I’m reliably informed “the only place you’d get a parsnip on the Costa del Sol ten years ago was – inexplicably – a franchise of CarpetRight”, and that things were even worse in New York: “I scoured every deli in Manhattan… drawing bad pictures and explaining ‘it’s like a white carrot you eat at Christmas’,” someone reminisces ruefully.

Chef Jane Baxter has bittersweet memories of Christmas cooking on one of the most remote islands on Earth, Tokelau, where “nothing really grows”. “I was determined to make something from the UK, so I scrounged some potatoes and eggs and gathered a fern that grew on the atoll, whose inner leaves tasted a bit like leek. I had some anchovies and frozen peas, and with the local fish and UHT milk made a fish pie that I was incredibly proud of. We put it in a basket woven from coconut palms to take to my mother-in-law’s… on the way the basket flipped over and the pie ended up… well, yeah. It tipped me over the edge!”

But such travails often bring people together. Journalist Felicity Spector tells me how, in 1987, she took a Marks & Spencer Christmas pudding on the Trans-Siberian Express – “six of us shared it cold, on Christmas Day, when it was -40°C outside”.

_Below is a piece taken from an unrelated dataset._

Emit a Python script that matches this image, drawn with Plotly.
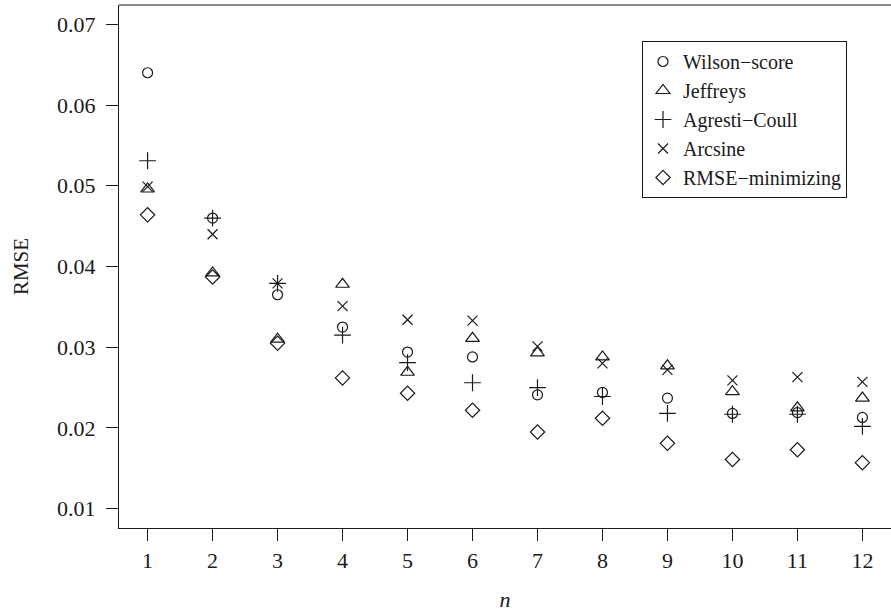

Perhaps my favourite story of far-flung Christmas catering comes from Dr Mike Prior-Jones. In 2006, he air-dropped a fruit cake to the British Antarctic Survey’s nearest neighbours, the Argentinians. Strictly speaking, the cake was ballast to ensure more essential supplies weren’t blown into the sea but its recipients were delighted, announcing online that “Father Christmas came in a red plane!”.

Happy Christmas, wherever you’re celebrating.